Dynamic modeling and experimental validation of skid-steered wheeled vehicles with low-pressure pneumatic tires on soft terrain

Abstract

Wheeled skid-steered technology has an increasing interest in its use for off-road unmanned ground vehicles, because of its great mobility and compact mechanical structure. By integrating multibody dynamics model and semi-empirical tire-terrain model, this paper presents a dynamic modeling approach for skid-steered wheeled vehicles with low-pressure pneumatic tires on soft terrain to predict and investigate its steering performance. The forward dynamics equations are built by spatial vector algebra. The tire–terrain model estimates flexible deformation and sinkage of the tire, and calculates forces and torques exerted on the tire according to relative motions of tire–terrain contact.

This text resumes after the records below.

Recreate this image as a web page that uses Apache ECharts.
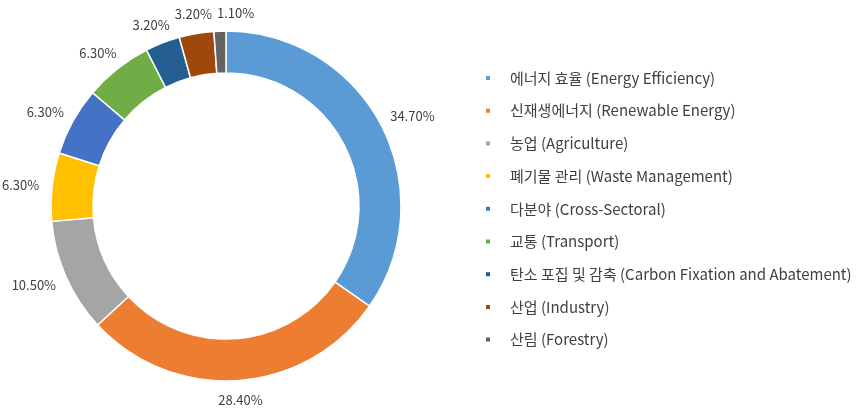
<!DOCTYPE html>
<html>
<head>
<meta charset="utf-8">
<script src="https://cdn.jsdelivr.net/npm/echarts@6/dist/echarts.min.js"></script>
<style>
  html, body { margin: 0; padding: 0; background: #fff; }
  #chart { width: 858px; height: 411px; }
</style>
</head>
<body>
<div id="chart"></div>
<script>
const categories = [
  '에너지 효율 (Energy Efficiency)',
  '신재생에너지 (Renewable Energy)',
  '농업 (Agriculture)',
  '폐기물 관리 (Waste Management)',
  '다분야 (Cross-Sectoral)',
  '교통 (Transport)',
  '탄소 포집 및 감축 (Carbon Fixation and Abatement)',
  '산업 (Industry)',
  '산림 (Forestry)'
]
const shares = [34.7, 28.4, 10.5, 6.3, 6.3, 6.3, 3.2, 3.2, 1.1]
const colors = ['#5B9BD5', '#ED7D31', '#A5A5A5', '#FFC000', '#4472C4', '#70AD47', '#255E91', '#9E480E', '#636363']

const CX = 226, CY = 206, R_IN = 133, R_OUT = 175, GAP = 13
const total = shares.reduce((a, b) => a + b, 0)
const placed = []

// Excel-style outside labels: box pushed out along the slice's mid direction,
// nudged sideways when it would run into the previous label
const placeLabel = (params) => {
  const i = params.dataIndex
  let before = 0
  for (let k = 0; k < i; k++) before += shares[k]
  const mid = (before + shares[i] / 2) / total * Math.PI * 2
  const ux = Math.sin(mid), uy = -Math.cos(mid)
  const w = params.labelRect.width, h = params.labelRect.height
  let x = CX + ux * (R_OUT + GAP) + ux * w / 2
  let y = CY + uy * (R_OUT + GAP) + uy * h / 2
  if (y < h / 2 + 7) y = h / 2 + 7
  const prev = placed[i - 1]
  if (prev && Math.abs(prev.y - y) < h && x - w / 2 < prev.x + prev.w / 2 + 4) {
    x = prev.x + prev.w / 2 + 5 + w / 2
  }
  placed[i] = { x, y, w }
  return { x, y, align: 'center', verticalAlign: 'middle', hideOverlap: false }
}

const chart = echarts.init(document.getElementById('chart'))

chart.setOption({
  backgroundColor: '#fff',
  color: colors,
  textStyle: { fontFamily: '"Noto Sans CJK KR", "Noto Sans", sans-serif' },
  legend: {
    orient: 'vertical',
    left: 484,
    top: 69,
    padding: 0,
    icon: 'rect',
    itemWidth: 6,
    itemHeight: 6,
    itemGap: 14.7,
    data: categories,
    textStyle: {
      color: '#404040',
      fontSize: 15,
      lineHeight: 18,
      padding: [0, 0, 0, 14]
    }
  },
  series: [
    {
      type: 'pie',
      center: [CX, CY],
      radius: [R_IN, R_OUT],
      startAngle: 90,
      clockwise: true,
      avoidLabelOverlap: false,
      itemStyle: { borderColor: '#fff', borderWidth: 1.5 },
      label: {
        show: true,
        position: 'outside',
        color: '#404040',
        fontSize: 13,
        formatter: p => p.value.toFixed(2) + '%'
      },
      labelLine: { show: false, length: 8, length2: 0 },
      labelLayout: placeLabel,
      emphasis: { disabled: true },
      data: categories.map((name, i) => ({ name, value: shares[i] }))
    }
  ]
})
</script>
</body>
</html>
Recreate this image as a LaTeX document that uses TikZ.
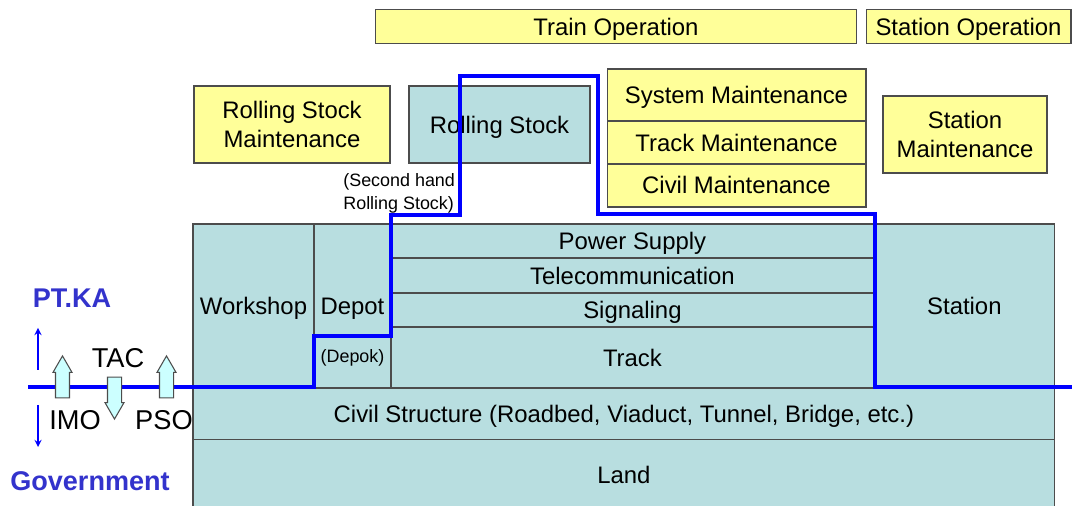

The combined longitudinal slip and lateral skid of tires, and the vertical coupled deformations of tires and terrain are also considered in tire-terrain model. This approach optimizes the solution procedure and improves the computing efficiency. The simulation results show that the proposed tire–terrain model can predict the effects of rigid and flexible operation modes of tires on mechanical properties of tires and steering performances of the vehicle. The proposed dynamic model is validated on a six-wheeled skid-steered vehicle. The comparisons between experimental results and simulations show that the proposed dynamic model provides a better accuracy of steering performance simulation for skid-steered vehicles.